Xiao Qiang, director of the China Internet Project at the University of California-Berkeley, said he sees the move to Linux as an effort to tighten censorship and step up surveillance online.
“It mainly means [a] less secure and private communication environment for netizens in those Internet cafes,” Xiao said. “The authorities are gaining more control.”
“China has a vast number of small Internet cafes, and a huge proportion of them are in a quasi-legal area. By forcing all Internet cafes to change operating systems, the authorities are making them register…and therefore all kinds of policing and surveillance software will be installed at all these large and small Internet cafes as well.”
Bill Xia, president of Dynamic Internet Technology, said he doubted Red Flag would provide a significant advantage in censorship and surveillance—though it requires an additional step for users to install Freegate, a popular anti-censorship utility that Xia’s firm developed.
“You would have pretty much the same censoring power for either Windows or Linux,” Xia said. “It seems like a disadvantage for Internet cafes because Linux tends to have more limited support for different software.”

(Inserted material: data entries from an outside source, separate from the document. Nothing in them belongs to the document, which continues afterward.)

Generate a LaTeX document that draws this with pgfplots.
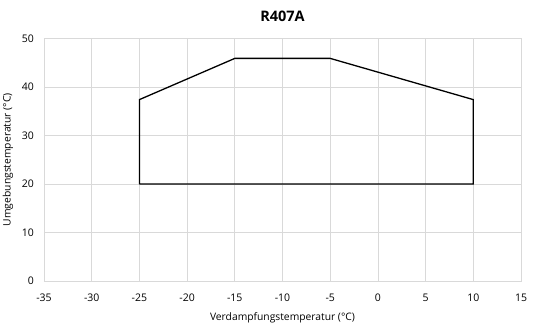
\documentclass[border=0pt]{standalone}
\usepackage{pgfplots}
\pgfplotsset{compat=1.18}
\usepackage{fontspec}
\setmainfont{Open Sans}
\definecolor{gridc}{RGB}{217,217,217}
\begin{document}
\begin{tikzpicture}
\path[use as bounding box] (-44pt,-44pt) rectangle (490pt,281pt);
\begin{axis}[
  at={(0pt,0pt)}, anchor=south west,
  scale only axis, width=477pt, height=242.5pt,
  xmin=-35, xmax=15, ymin=0, ymax=50,
  xtick={-35,-30,...,15}, ytick={0,10,...,50},
  grid=major, major grid style={gridc, line width=0.8pt},
  axis line style={gridc, line width=0.8pt},
  major tick length=0pt,
  /pgf/number format/assume math mode=true,
  tick label style={font=\fontsize{10.5}{12}\selectfont, inner sep=0pt},
  xticklabel style={anchor=center, yshift=-17pt},
  yticklabel style={anchor=east, xshift=-10pt},
  label style={font=\fontsize{10.3}{12}\selectfont},
  xlabel={Verdampfungstemperatur (°C)},
  ylabel={Umgebungstemperatur (°C)},
  xlabel style={at={(axis description cs:0.5,-0.1526)}, anchor=center},
  ylabel style={at={(axis description cs:-0.0755,0.5)}, anchor=center},
  title={R407A},
  title style={font=\bfseries\fontsize{14.5}{16}\selectfont, at={(axis description cs:0.5,1.068)}, anchor=center},
]
\addplot[black, line width=1.3pt] coordinates {
(-25,20) (-25,37.4) (-15,45.9) (-5,45.9) (10,37.4) (10,20) (-25,20)
};
\end{axis}
\end{tikzpicture}
\end{document}
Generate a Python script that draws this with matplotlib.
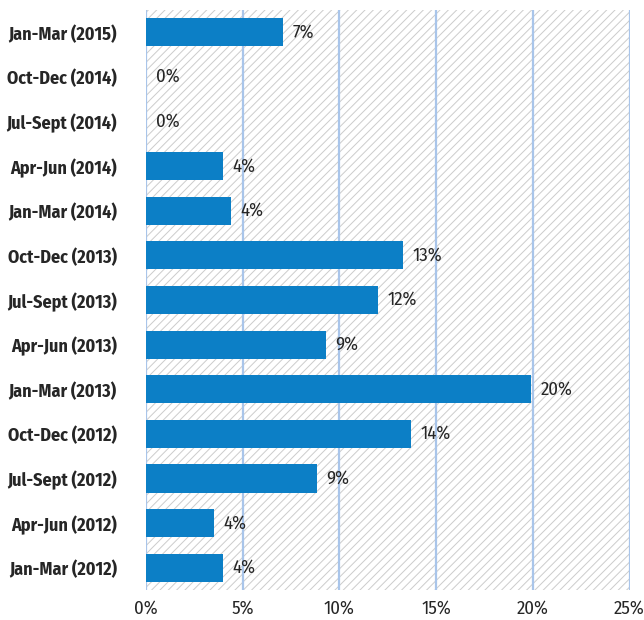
import matplotlib.pyplot as plt
from matplotlib.patches import Rectangle

periods = ["Jan-Mar (2015)", "Oct-Dec (2014)", "Jul-Sept (2014)", "Apr-Jun (2014)",
           "Jan-Mar (2014)", "Oct-Dec (2013)", "Jul-Sept (2013)", "Apr-Jun (2013)",
           "Jan-Mar (2013)", "Oct-Dec (2012)", "Jul-Sept (2012)", "Apr-Jun (2012)",
           "Jan-Mar (2012)"]
values = [7.06, 0, 0, 3.96, 4.4, 13.27, 12.0, 9.3, 19.9, 13.7, 8.82, 3.51, 3.96]
value_labels = ["7%", "0%", "0%", "4%", "4%", "13%", "12%", "9%", "20%", "14%", "9%", "4%", "4%"]
xticks = [0, 5, 10, 15, 20, 25]

plt.rcParams['font.family'] = ['Fira Sans Condensed', 'Roboto Condensed', 'Asap Condensed', 'DejaVu Sans']
plt.rcParams['hatch.linewidth'] = 0.7

fig = plt.figure(figsize=(6.44, 6.20), dpi=100)
ax = fig.add_axes([0.2267, 0.0484, 0.7508, 0.9355])

# hatched background
bg = Rectangle((0, 0), 1, 1, transform=ax.transAxes, facecolor='white',
               edgecolor='#cccccc', linewidth=0, hatch='////', zorder=0)
ax.add_patch(bg)

ypos = list(range(len(periods)))
ax.barh(ypos, values, height=0.63, color='#0c7fc6', zorder=3)

for y, v, lab in zip(ypos, values, value_labels):
    ax.text(v + 0.5, y, lab, va='center', ha='left', fontsize=13.5, color='#262626', zorder=4)

for t in xticks:
    ax.axvline(t, color='#a9c5ea', linewidth=1.6, zorder=1)

ax.set_xlim(0, 25)
ax.set_ylim(len(periods) - 0.5, -0.5)
ax.set_yticks(ypos)
ax.set_yticklabels(periods, fontsize=13, fontweight='bold', color='#262626')
ax.set_xticks(xticks)
ax.set_xticklabels([f"{t}%" for t in xticks], fontsize=13.5, color='#262626')
ax.tick_params(axis='y', length=0, pad=21)
ax.tick_params(axis='x', length=0, pad=7)
for s in ax.spines.values():
    s.set_visible(False)

fig.savefig('out.png', dpi=100)
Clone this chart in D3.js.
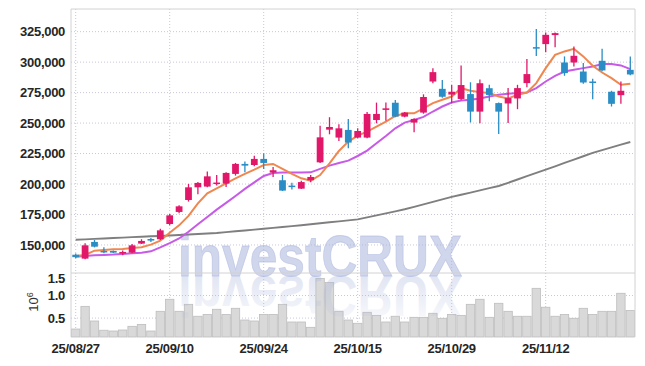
<!DOCTYPE html>
<html>
<head>
<meta charset="utf-8">
<script src="https://cdnjs.cloudflare.com/ajax/libs/d3/7.8.5/d3.min.js"></script>
<style>
body { margin: 0; background: #fff; }
svg text { font-family: "Liberation Sans", Arial, sans-serif; }
</style>
</head>
<body>
<svg width="645" height="366"></svg>
<script>
var dates = ["25/08/27","25/08/28","25/08/29","25/09/01","25/09/02","25/09/03","25/09/04","25/09/05","25/09/08","25/09/09",
    "25/09/10","25/09/11","25/09/12","25/09/15","25/09/16","25/09/17","25/09/18","25/09/19","25/09/22","25/09/23",
    "25/09/24","25/09/25","25/09/26","25/09/29","25/09/30","25/10/01","25/10/02","25/10/10","25/10/13","25/10/14",
    "25/10/15","25/10/16","25/10/17","25/10/20","25/10/21","25/10/22","25/10/23","25/10/24","25/10/27","25/10/28",
    "25/10/29","25/10/30","25/10/31","25/11/03","25/11/04","25/11/05","25/11/06","25/11/07","25/11/10","25/11/11",
    "25/11/12","25/11/13","25/11/14","25/11/17","25/11/18","25/11/19","25/11/20","25/11/21","25/11/24","25/11/25"];

var open = [142000,138800,152500,145100,145100,142900,143700,151100,154900,154700,
    167200,177100,186900,197300,197900,200100,200300,208300,216500,215600,
    220600,209400,203100,198700,196200,203100,217800,244600,238100,244400,
    238100,238100,252500,260800,266700,255300,250400,258600,284100,278100,
    273400,269800,273800,259400,278600,266400,266100,270200,282800,312300,
    314800,322200,299700,299700,292300,284100,301100,275700,272900,293700];
var high = [143000,151400,154100,148100,145400,145400,150800,154700,155700,163400,
    175400,182500,200100,201700,210200,207400,209600,217300,218400,223300,
    225200,214000,207400,201000,202700,207400,247900,254800,249000,253400,
    245700,259100,266800,266800,269000,259100,253900,273600,295000,285400,
    281300,297300,283500,285700,281500,266900,278700,281400,302500,327100,
    324300,324300,304700,312900,299200,286300,310900,276500,284100,304700];
var low = [139000,138200,148000,143200,143400,141500,143200,150800,152500,154100,
    166100,176000,185600,191600,197300,198700,197600,206900,209600,214600,
    212400,205800,194300,195600,195900,201400,217300,240800,235300,229300,
    237500,237500,249800,252000,254700,254700,242400,257700,282700,270800,
    266300,268700,250500,249900,268000,241000,250000,261400,279500,305000,
    308200,312300,288800,296400,282200,269600,292600,263600,265800,289300];
var close = [140000,149700,148600,144500,143700,144300,149700,153300,153600,162000,
    174300,181700,197300,200900,206300,201200,209100,216500,215100,220600,
    217300,211300,194600,198100,201600,205800,238300,246800,245700,234000,
    243500,257500,257500,262100,255300,258600,253400,271400,291800,271600,
    275700,281200,259400,282700,273100,259400,270500,278700,290200,311200,
    322400,323800,291000,305200,283300,283000,293200,265800,276500,289900];
var volume = [257000,760000,435000,230000,213000,235000,317000,360000,213000,650000,
    917000,650000,805000,540000,580000,695000,580000,717000,457000,435000,
    580000,580000,805000,413000,413000,295000,1380000,1290000,650000,457000,
    384000,628000,560000,413000,540000,413000,517000,517000,606000,495000,
    580000,560000,805000,917000,517000,828000,650000,540000,540000,1160000,
    740000,540000,580000,495000,717000,580000,650000,650000,1050000,670000];
var ma5 = [141000,141800,145300,145900,146400,146700,147500,148100,150300,153500,
    160100,166100,173800,184200,192400,196500,200600,204700,208300,211800,
    215600,216500,212400,208300,204700,202800,207400,217000,227100,234800,
    239700,243000,247100,251200,255800,258000,258000,262000,266400,269100,
    271800,278600,276500,275400,274600,271800,270200,273200,275100,282800,
    295100,306000,308800,310900,304700,297000,291500,286900,281400,282200];
var ma10 = [140400,141000,141500,141800,142100,142600,143200,143700,144800,148000,
    151500,155300,160800,167000,173000,179000,184500,190200,196000,201400,
    206600,209100,209400,209400,209400,209600,212400,215100,217300,219200,
    223000,227400,233400,239400,245700,250400,252500,255100,259500,263600,
    266900,268600,269100,270200,271800,273200,274000,274600,275100,278700,
    284100,288800,292300,293700,295100,296400,298400,298400,297300,294300];
var maLong = [154300,154600,155000,155300,155700,156000,156400,156700,157100,157400,
    157800,158200,158600,159000,159400,159800,160500,161200,161900,162600,
    163300,164000,164700,165500,166200,167000,167800,168600,169400,170200,
    171000,172600,174300,175900,177600,179300,181300,183300,185300,187400,
    189400,191200,193000,194800,196600,198400,201000,203700,206400,209100,
    211800,214500,217300,220000,222800,225500,227800,230000,232300,234500];

var priceTicks = [150000, 175000, 200000, 225000, 250000, 275000, 300000, 325000];
var volumeTicks = [500000, 1000000, 1500000];
var dateTicks = ["25/08/27", "25/09/10", "25/09/24", "25/10/15", "25/10/29", "25/11/12"];

var colorUp = "#e1186a";
var colorDown = "#2a8dc5";
var colorGrid = "#c6c8da";
var colorBorder = "#d2d2d2";
var colorMark = "#a9b5dc";

var canvas = d3.select("svg");
var left = 71, right = 635;
var priceTop = 9, priceBottom = 273, volBottom = 337;

var xScale = d3.scaleBand().domain(dates).range([left, right]).padding(0);
var bw = xScale.bandwidth();
var cx = d => xScale(d) + bw / 2;

var yPrice = d3.scaleLinear().domain([127000, 343600]).range([priceBottom, priceTop]);
var yVol = d3.scaleLinear().domain([80000, 1500000]).range([volBottom, priceBottom]);

var rows = dates.map((d, i) => ({
    date: d, o: open[i], h: high[i], l: low[i], c: close[i], v: volume[i],
    ma5: ma5[i], ma10: ma10[i], maLong: maLong[i]
}));

// grid
var grid = canvas.append("g");
grid.selectAll("line.hp").data(priceTicks).enter().append("line")
    .attr("x1", left).attr("x2", right)
    .attr("y1", d => yPrice(d)).attr("y2", d => yPrice(d))
    .attr("stroke", colorGrid).attr("stroke-dasharray", "1,2");
grid.selectAll("line.hv").data(volumeTicks.slice(0, 2)).enter().append("line")
    .attr("x1", left).attr("x2", right)
    .attr("y1", d => yVol(d)).attr("y2", d => yVol(d))
    .attr("stroke", colorGrid).attr("stroke-dasharray", "1,2");
grid.selectAll("line.v").data(dateTicks).enter().append("line")
    .attr("x1", d => cx(d)).attr("x2", d => cx(d))
    .attr("y1", priceTop).attr("y2", volBottom)
    .attr("stroke", colorGrid).attr("stroke-dasharray", "1,2");

// volume bars
canvas.append("g").selectAll("rect").data(rows).enter().append("rect")
    .attr("x", d => xScale(d.date) + 0.5)
    .attr("width", bw - 1)
    .attr("y", d => yVol(d.v))
    .attr("height", d => volBottom - yVol(d.v))
    .attr("fill", "#d9d9d9")
    .attr("stroke", "#bdbdbd")
    .attr("stroke-width", 0.8);

// watermark and its reflection
var defs = canvas.append("defs");
var fade = defs.append("linearGradient").attr("id", "fade")
    .attr("x1", 0).attr("y1", 0).attr("x2", 0).attr("y2", 1);
fade.append("stop").attr("offset", "0%").attr("stop-color", colorMark).attr("stop-opacity", 0.04);
fade.append("stop").attr("offset", "100%").attr("stop-color", colorMark).attr("stop-opacity", 0.42);

var wmBase = 276;
function watermark(sel) {
    return sel.append("text")
        .attr("x", 178).attr("y", wmBase)
        .attr("font-family", "DejaVu Sans, sans-serif")
        .attr("font-size", 57).attr("font-weight", "bold")
        .attr("textLength", 284).attr("lengthAdjust", "spacingAndGlyphs")
        .text("investCRUX");
}
watermark(canvas)
    .attr("fill", colorMark).attr("fill-opacity", 0.55)
    .attr("stroke", colorMark).attr("stroke-opacity", 0.55).attr("stroke-width", 0.8);
watermark(canvas)
    .attr("transform", `translate(0,${2 * wmBase}) scale(1,-1)`)
    .attr("fill", "url(#fade)");

// borders
canvas.append("line").attr("x1", left).attr("x2", right).attr("y1", priceTop).attr("y2", priceTop).attr("stroke", colorBorder);
canvas.append("line").attr("x1", left).attr("x2", right).attr("y1", priceBottom).attr("y2", priceBottom).attr("stroke", colorBorder);
canvas.append("line").attr("x1", left).attr("x2", left).attr("y1", priceTop).attr("y2", volBottom).attr("stroke", colorBorder);
canvas.append("line").attr("x1", right).attr("x2", right).attr("y1", priceTop).attr("y2", volBottom).attr("stroke", colorBorder);

// moving averages
function maLine(key) {
    return d3.line().x(d => cx(d.date)).y(d => yPrice(d[key]));
}
canvas.append("path").datum(rows).attr("d", maLine("maLong"))
    .attr("fill", "none").attr("stroke", "#7f7f7f").attr("stroke-width", 1.9);
canvas.append("path").datum(rows).attr("d", maLine("ma10"))
    .attr("fill", "none").attr("stroke", "#c75ae6").attr("stroke-width", 2);
canvas.append("path").datum(rows).attr("d", maLine("ma5"))
    .attr("fill", "none").attr("stroke", "#ef874f").attr("stroke-width", 2);

// candles
var candles = canvas.append("g").selectAll("g").data(rows).enter().append("g");
candles.append("line")
    .attr("x1", d => cx(d.date)).attr("x2", d => cx(d.date))
    .attr("y1", d => yPrice(d.h)).attr("y2", d => yPrice(d.l))
    .attr("stroke", d => d.c >= d.o ? colorUp : colorDown)
    .attr("stroke-width", 1.3);
candles.append("rect")
    .attr("x", d => cx(d.date) - bw * 0.36)
    .attr("width", bw * 0.72)
    .attr("y", d => yPrice(Math.max(d.o, d.c)))
    .attr("height", d => Math.max(1.5, Math.abs(yPrice(d.o) - yPrice(d.c))))
    .attr("fill", d => d.c >= d.o ? colorUp : colorDown);

// axes
var axisPrice = canvas.append("g")
    .attr("transform", `translate(${left},0)`)
    .call(d3.axisLeft(yPrice).tickValues(priceTicks).tickSize(0).tickPadding(6).tickFormat(d3.format(",")));
var axisVol = canvas.append("g")
    .attr("transform", `translate(${left},0)`)
    .call(d3.axisLeft(yVol).tickValues(volumeTicks).tickSize(0).tickPadding(6).tickFormat(d => (d / 1e6).toFixed(1)));
axisVol.selectAll(".tick").filter(d => d === 1500000).select("text").attr("dy", "0.7em");
var axisDate = canvas.append("g")
    .attr("transform", `translate(0,${volBottom})`)
    .call(d3.axisBottom(xScale).tickValues(dateTicks).tickSize(0).tickPadding(7));

[axisPrice, axisVol, axisDate].forEach(function (a) {
    a.select(".domain").remove();
    a.selectAll("text")
        .attr("font-family", "Liberation Sans, Arial, sans-serif")
        .attr("font-size", 13)
        .attr("font-weight", "bold")
        .attr("letter-spacing", "-0.3px")
        .attr("fill", "#262626");
});

// volume unit label
var unit = canvas.append("text")
    .attr("transform", "translate(38,302) rotate(-90)")
    .attr("text-anchor", "middle")
    .attr("font-family", "Liberation Serif, serif")
    .attr("font-size", 13)
    .attr("fill", "#333");
unit.append("tspan").text("10");
unit.append("tspan").attr("dy", -5).attr("font-size", 9).text("6");
</script>
</body>
</html>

“Maybe the local Public Security office can make some new money from the Internet cafe owners because they will have to buy it, but the owners will likely reinstall Windows to make their customers happy,” Xia said, calling the 5,000-yuan licensing fee “crazy.”
Chinese who access the Web at Internet cafes are already required to register with their identification cards. Online monitors patrol the Web inside China for content deemed politically subversive or related to gambling, pornography, or illegal business dealings.
Large numbers of Web sites are blocked and dozens of Chinese citizens have been arrested for accessing or sending politically sensitive information over the Web.
Red Flag Linux was created by the Software Research Institute of the Chinese Academy of Sciences in 1999. Financial backing came from a government-owned firm, ShangHai NewMargin Venture Capital.
An employee at Beijing Red Flag Software Co. Ltd who asked not to be named said most users of the operating system were government offices and businesses, which must pay licensing fees to use Windows.
“We custom designed the software according to most Chinese users’ habits by eliminating the English language,” the employee said.